Nagasarete Airantou A hapless schoolboy accidentally gets washed up on an island where the entire population happens to be female. What, you were expecting something clever? It's not even like the girls are hot or anything, as they appear to have been created by first-timers who just discovered How To Draw books.
Romeo x Juliet What am I supposed to say? It's Romeo and freakin' Juliet. That's an insufferable geek discussion just waiting to happen. Gotta love the grand set design and epic scale of this one, but between the flying horses and the cross-dressing Juliet, it's just A BIT out of context. Your call, England.
Seirei no Moribito (Guardian of the Sacred Spirit) This historical fantasy is probably the best of the sword-and-sorcery set this season, with rich (and well-researched) visuals, a strong lead character, and a story hook that's simple yet captivating. Can a skilled warrior woman protect the royal prince? Tune in and find out, I know I will!

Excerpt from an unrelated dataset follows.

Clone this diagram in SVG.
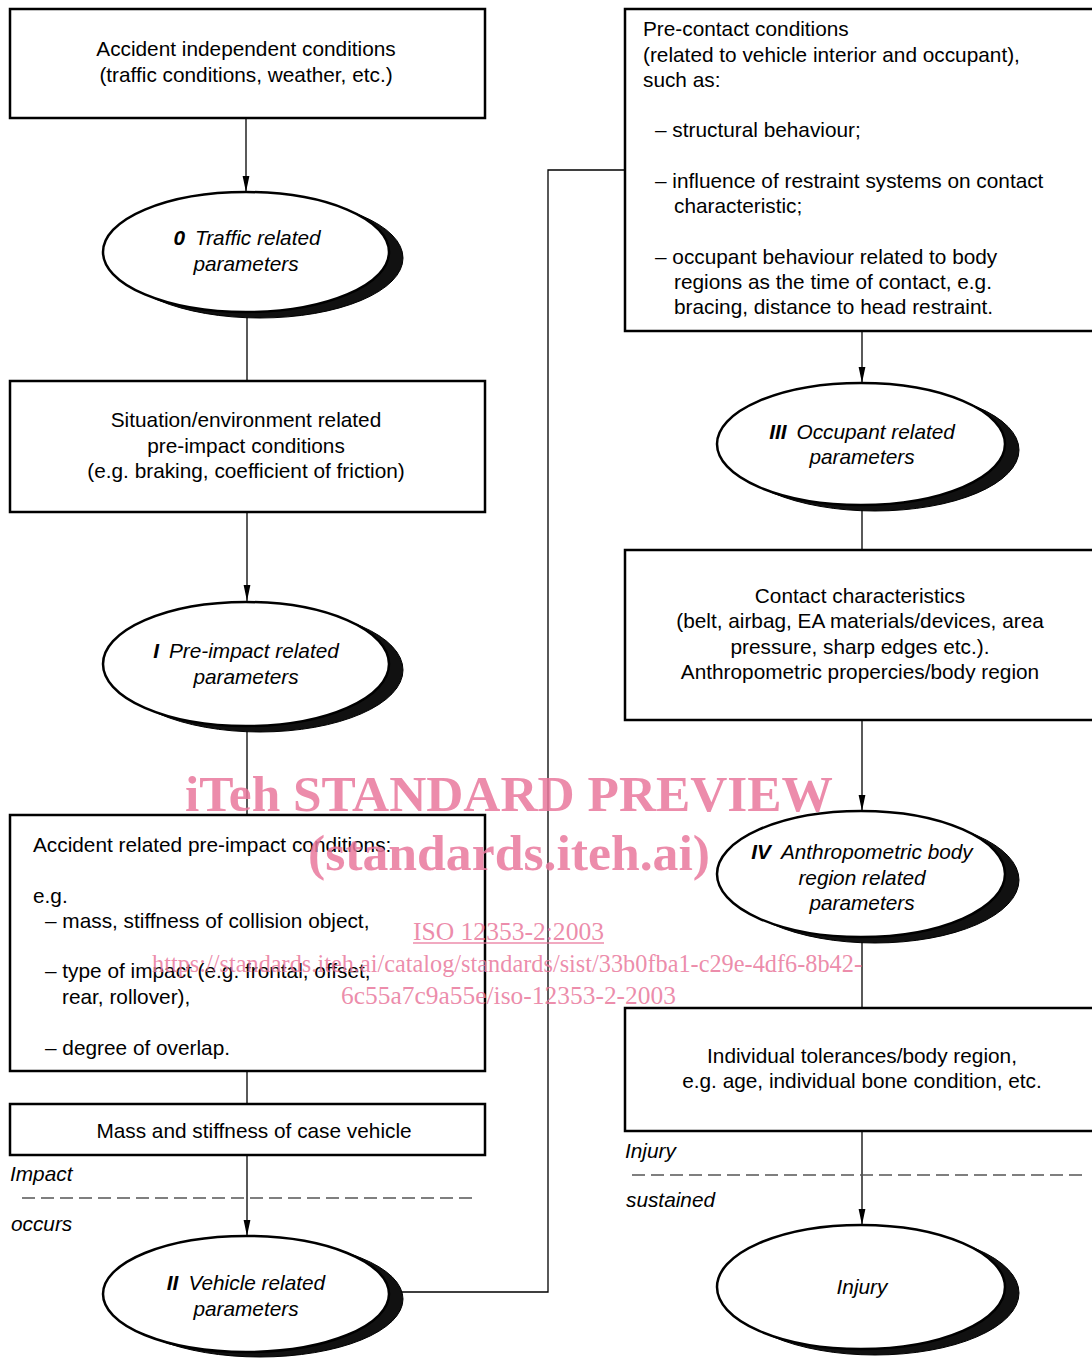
<svg xmlns="http://www.w3.org/2000/svg" width="1092" height="1358" viewBox="0 0 1092 1358">
<defs>
<marker id="arr" markerWidth="16" markerHeight="8" refX="16" refY="4" orient="auto" markerUnits="userSpaceOnUse">
<path d="M0,0.6 L16,4 L0,7.4 Z" fill="#000"/>
</marker>
<style>
.box{fill:#fff;stroke:#000;stroke-width:2.5}
.ell{fill:#fff;stroke:#000;stroke-width:2.5}
.sh{fill:#111;stroke:#000;stroke-width:1}
.t{font-family:"Liberation Sans",Arial,sans-serif;font-size:20.8px;fill:#000}
.c{text-anchor:middle}
.i{font-style:italic}
.b{font-weight:bold}
.con{fill:none;stroke:#000;stroke-width:1.3}
.dash{fill:none;stroke:#555;stroke-width:1.5;stroke-dasharray:13,6}
.wm{font-family:"Liberation Serif","Times New Roman",serif;fill:#e9789c;fill-opacity:0.85}
</style>
</defs>
<rect width="1092" height="1358" fill="#fff"/>

<g id="connectors">
<line class="con" x1="246" y1="118" x2="246" y2="192" marker-end="url(#arr)"/>
<line class="con" x1="247" y1="312" x2="247" y2="381"/>
<line class="con" x1="247" y1="512" x2="247" y2="601" marker-end="url(#arr)"/>
<line class="con" x1="247" y1="726" x2="247" y2="815"/>
<line class="con" x1="247" y1="1071" x2="247" y2="1104"/>
<line class="con" x1="247" y1="1155" x2="247" y2="1236" marker-end="url(#arr)"/>
<polyline class="con" points="400,1292 548,1292 548,170 625,170"/>
<line class="con" x1="862" y1="331" x2="862" y2="383" marker-end="url(#arr)"/>
<line class="con" x1="862" y1="505" x2="862" y2="550"/>
<line class="con" x1="862" y1="720" x2="862" y2="811" marker-end="url(#arr)"/>
<line class="con" x1="862" y1="937" x2="862" y2="1008"/>
<line class="con" x1="862" y1="1131" x2="862" y2="1225" marker-end="url(#arr)"/>
<line class="dash" x1="22" y1="1198" x2="472" y2="1198"/>
<line class="dash" x1="632" y1="1175" x2="1088" y2="1175"/>
</g>

<g id="node-accident-independent">
<rect class="box" x="10" y="9" width="475" height="109"/>
<text class="t c" x="246" y="56">Accident independent conditions</text>
<text class="t c" x="246" y="82">(traffic conditions, weather, etc.)</text>
</g>

<g id="node-0">
<ellipse class="sh" cx="260" cy="258" rx="143" ry="60"/>
<ellipse class="ell" cx="246" cy="252" rx="143" ry="60"/>
<text class="t c i" x="247" y="245"><tspan class="b">0</tspan><tspan dx="10">Traffic related</tspan></text>
<text class="t c i" x="246" y="271">parameters</text>
</g>

<g id="node-situation">
<rect class="box" x="10" y="381" width="475" height="131"/>
<text class="t c" x="246" y="427">Situation/environment related</text>
<text class="t c" x="246" y="453">pre-impact conditions</text>
<text class="t c" x="246" y="478">(e.g. braking, coefficient of friction)</text>
</g>

<g id="node-I">
<ellipse class="sh" cx="260" cy="670" rx="143" ry="62"/>
<ellipse class="ell" cx="246" cy="664" rx="143" ry="62"/>
<text class="t c i" x="246" y="658"><tspan class="b">I</tspan><tspan dx="10">Pre-impact related</tspan></text>
<text class="t c i" x="246" y="684">parameters</text>
</g>

<g id="node-accident-related">
<rect class="box" x="10" y="815" width="475" height="256"/>
<text class="t" x="33" y="852">Accident related pre-impact conditions:</text>
<text class="t" x="33" y="903">e.g.</text>
<text class="t" x="45" y="928">– mass, stiffness of collision object,</text>
<text class="t" x="45" y="978">– type of impact (e.g. frontal, offset,</text>
<text class="t" x="62" y="1004">rear, rollover),</text>
<text class="t" x="45" y="1055">– degree of overlap.</text>
</g>

<g id="node-mass">
<rect class="box" x="10" y="1104" width="475" height="51"/>
<text class="t c" x="254" y="1138">Mass and stiffness of case vehicle</text>
</g>

<g id="label-impact">
<text class="t i" x="10" y="1181">Impact</text>
<text class="t i" x="11" y="1231">occurs</text>
</g>

<g id="node-II">
<ellipse class="sh" cx="260" cy="1299" rx="143" ry="58"/>
<ellipse class="ell" cx="246" cy="1294" rx="143" ry="58"/>
<text class="t c i" x="246" y="1290"><tspan class="b">II</tspan><tspan dx="10">Vehicle related</tspan></text>
<text class="t c i" x="246" y="1316">parameters</text>
</g>

<g id="node-pre-contact">
<rect class="box" x="625" y="9" width="480" height="322"/>
<text class="t" x="643" y="36">Pre-contact conditions</text>
<text class="t" x="643" y="62">(related to vehicle interior and occupant),</text>
<text class="t" x="643" y="87">such as:</text>
<text class="t" x="655" y="137">– structural behaviour;</text>
<text class="t" x="655" y="188">– influence of restraint systems on contact</text>
<text class="t" x="674" y="213">characteristic;</text>
<text class="t" x="655" y="264">– occupant behaviour related to body</text>
<text class="t" x="674" y="289">regions as the time of contact, e.g.</text>
<text class="t" x="674" y="314">bracing, distance to head restraint.</text>
</g>

<g id="node-III">
<ellipse class="sh" cx="875" cy="450" rx="144" ry="61"/>
<ellipse class="ell" cx="861" cy="444" rx="144" ry="61"/>
<text class="t c i" x="862" y="439"><tspan class="b">III</tspan><tspan dx="10">Occupant related</tspan></text>
<text class="t c i" x="862" y="464">parameters</text>
</g>

<g id="node-contact">
<rect class="box" x="625" y="550" width="480" height="170"/>
<text class="t c" x="860" y="603">Contact characteristics</text>
<text class="t c" x="860" y="628">(belt, airbag, EA materials/devices, area</text>
<text class="t c" x="860" y="654">pressure, sharp edges etc.).</text>
<text class="t c" x="860" y="679">Anthropometric propercies/body region</text>
</g>

<g id="node-IV">
<ellipse class="sh" cx="875" cy="880" rx="144" ry="63"/>
<ellipse class="ell" cx="861" cy="874" rx="144" ry="63"/>
<text class="t c i" x="862" y="859"><tspan class="b">IV</tspan><tspan dx="10">Anthropometric body</tspan></text>
<text class="t c i" x="862" y="885">region related</text>
<text class="t c i" x="862" y="910">parameters</text>
</g>

<g id="node-tolerances">
<rect class="box" x="625" y="1008" width="480" height="123"/>
<text class="t c" x="862" y="1063">Individual tolerances/body region,</text>
<text class="t c" x="862" y="1088">e.g. age, individual bone condition, etc.</text>
</g>

<g id="label-injury">
<text class="t i" x="625" y="1158">Injury</text>
<text class="t i" x="626" y="1207">sustained</text>
</g>

<g id="node-injury">
<ellipse class="sh" cx="875" cy="1293" rx="144" ry="62"/>
<ellipse class="ell" cx="861" cy="1287" rx="144" ry="62"/>
<text class="t c i" x="862" y="1294">Injury</text>
</g>

<g id="watermark">
<text class="wm" x="185" y="811" font-size="50" font-weight="bold" textLength="648" lengthAdjust="spacingAndGlyphs">iTeh STANDARD PREVIEW</text>
<text class="wm" x="308" y="870" font-size="51" font-weight="bold" textLength="402" lengthAdjust="spacingAndGlyphs">(standards.iteh.ai)</text>
<text class="wm" x="413" y="940" font-size="26" textLength="191" lengthAdjust="spacingAndGlyphs">ISO 12353-2:2003</text>
<line x1="413" y1="943" x2="604" y2="943" stroke="#e9789c" stroke-opacity="0.85" stroke-width="1.5"/>
<text class="wm" x="152" y="972" font-size="26" textLength="710" lengthAdjust="spacingAndGlyphs">https://standards.iteh.ai/catalog/standards/sist/33b0fba1-c29e-4df6-8b42-</text>
<text class="wm" x="341" y="1004" font-size="26" textLength="335" lengthAdjust="spacingAndGlyphs">6c55a7c9a55e/iso-12353-2-2003</text>
</g>
</svg>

Sola A fascinating main character is one of the best hooks you can have: this one features a guy who's obsessed with taking pictures of the sky. Interesting enough, although the execution through the first episode is kind of slow, and as soon as SOMETHING INTERESTING happens, it's credits time. Stick around for Episode 2?
Tengen Toppa Gurren-Lagann You never can tell with Gainax. Sometimes they're brilliant, sometimes they're hopeless, but this one seems to be trending toward the former, with the maniacal energy of FLCL and Dead Leaves in a neo-retro mecha world. Hopefully that energy can carry on as a young boy explores and battles a hostile planet.

And that's that. It isn't everything, but it's the highlights. Seriously, though, what's with all the giant robot waves? Well, as long as middle- and high-school kids continue to decide the fate of the world, I'm sure we're all in good hands. I hope. I pray.